* _DATA PROVIDED_
(begin)
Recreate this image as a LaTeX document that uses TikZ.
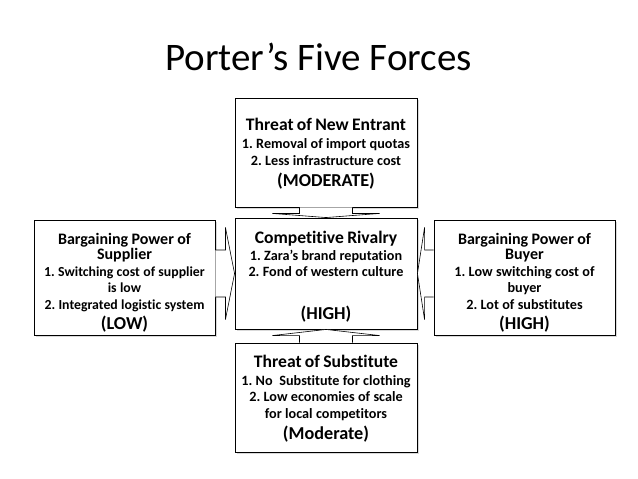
\documentclass[tikz,border=0pt]{standalone}
\usepackage{fontspec}
\setmainfont{Carlito}[Ligatures=NoCommon]
\usetikzlibrary{calc, shadows}
\frenchspacing

\newcommand{\txtline}[3]{{\fontsize{#1}{#2}\selectfont #3\par}}

\begin{document}
\begin{tikzpicture}[x=1pt, y=-1pt,
    forcebox/.style={draw=black, line width=0.9pt, fill=white, rectangle, inner sep=0pt,
        drop shadow={shadow xshift=1.5pt, shadow yshift=-1.5pt, opacity=0.3}},
    boxtext/.style={anchor=base, text width=200pt, align=center, inner sep=0pt, font=\bfseries},
    blockarrow/.style={draw=black, line width=0.6pt, fill=white, line join=miter}]

    \useasboundingbox (0,0) rectangle (638,479);

    % ==========================================
    % 1. TITLE
    % ==========================================
    \node[anchor=base, font=\fontsize{39}{39}\selectfont] (title) at (318.5,70) {Porter’s Five Forces};

    % ==========================================
    % 2. THE FIVE BOXES
    % ==========================================
    \node[forcebox, minimum width=182pt, minimum height=109pt] (entrant) at (326,152.5) {};
    \node[forcebox, minimum width=182pt, minimum height=111pt] (rivalry) at (326,273.5) {};
    \node[forcebox, minimum width=182pt, minimum height=109pt] (substitute) at (326,397.5) {};
    \node[forcebox, minimum width=181pt, minimum height=115pt] (supplier) at (124.5,277.5) {};
    \node[forcebox, minimum width=181pt, minimum height=115pt] (buyer) at (524.5,277.5) {};

    % ==========================================
    % 3. BLOCK ARROWS INTO THE RIVALRY BOX
    % ==========================================
    \coordinate (supplierOut) at (supplier.east |- rivalry.west);
    \coordinate (buyerOut) at (buyer.west |- rivalry.east);

    \draw[blockarrow] ($(entrant.south)+(-26.5,0)$) -- ++(0,6) -- ++(-27,0) -- (rivalry.north)
        -- ($(entrant.south)+(53.5,6)$) -- ++(-27,0) -- ++(0,-6);
    \draw[blockarrow] ($(substitute.north)+(-26.5,0)$) -- ++(0,-7) -- ++(-27,0) -- (rivalry.south)
        -- ($(substitute.north)+(53.5,-7)$) -- ++(-27,0) -- ++(0,7);
    \draw[blockarrow] ($(supplierOut)+(0,-23.5)$) -- ++(10,0) -- ++(0,-22.5) -- (rivalry.west)
        -- ($(supplierOut)+(10,46)$) -- ++(0,-22.5) -- ++(-10,0);
    \draw[blockarrow] ($(buyerOut)+(0,-23.5)$) -- ++(-9,0) -- ++(0,-22.5) -- (rivalry.east)
        -- ($(buyerOut)+(-9,46)$) -- ++(0,-22.5) -- ++(9,0);

    % ==========================================
    % 4. BOX TEXTS
    % ==========================================
    \node[boxtext] (entrantText) at (326,130) {%
        \txtline{17.6}{18}{Threat of New Entrant}
        \txtline{14.2}{18}{1. Removal of import quotas}
        \txtline{14.2}{17.7}{2. Less infrastructure cost}
        \txtline{18.2}{20.3}{(MODERATE)}};

    \node[boxtext] (rivalryText) at (326,243.3) {%
        \txtline{17.6}{17}{Competitive Rivalry}
        \txtline{14.2}{16.7}{1. Zara’s brand reputation}
        \txtline{14.2}{16.7}{2. Fond of western culture}
        \txtline{18.2}{42.6}{(HIGH)}};

    \node[boxtext] (supplierText) at (124.5,244) {%
        \txtline{16}{15.5}{Bargaining Power of\\Supplier}
        \txtline{13.8}{17}{1. Switching cost of supplier}
        \txtline{13.8}{16}{is low}
        \txtline{13.8}{16.7}{2. Integrated logistic system}
        \txtline{18.2}{20}{(LOW)}};

    \node[boxtext] (buyerText) at (524.5,244) {%
        \txtline{16}{15.5}{Bargaining Power of\\Buyer}
        \txtline{14.2}{17}{1. Low switching cost of}
        \txtline{14.2}{16}{buyer}
        \txtline{14.2}{16.7}{2. Lot of substitutes}
        \txtline{18.2}{20}{(HIGH)}};

    \node[boxtext] (substituteText) at (326,367.3) {%
        \txtline{17.6}{18}{Threat of Substitute}
        \txtline{14.2}{17.7}{1. No\ \ Substitute for clothing}
        \txtline{14.2}{16.7}{2. Low economies of scale}
        \txtline{14.2}{16.7}{for local competitors}
        \txtline{18.2}{21}{(Moderate)}};

\end{tikzpicture}
\end{document}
(end)
* _REQUIRED WORK_
Pictures excluded, repeat exactly the lines from the top of the material through the line with "width=0.6pt, fill=white, line", including both of those lines.

* _WRITTEN RESPONSE_
Recreate this image as a LaTeX document that uses TikZ.
\documentclass[tikz,border=0pt]{standalone}
\usepackage{fontspec}
\setmainfont{Carlito}[Ligatures=NoCommon]
\usetikzlibrary{calc, shadows}
\frenchspacing

\newcommand{\txtline}[3]{{\fontsize{#1}{#2}\selectfont #3\par}}

\begin{document}
\begin{tikzpicture}[x=1pt, y=-1pt,
    forcebox/.style={draw=black, line width=0.9pt, fill=white, rectangle, inner sep=0pt,
        drop shadow={shadow xshift=1.5pt, shadow yshift=-1.5pt, opacity=0.3}},
    boxtext/.style={anchor=base, text width=200pt, align=center, inner sep=0pt, font=\bfseries},
    blockarrow/.style={draw=black, line width=0.6pt, fill=white, line join=miter}]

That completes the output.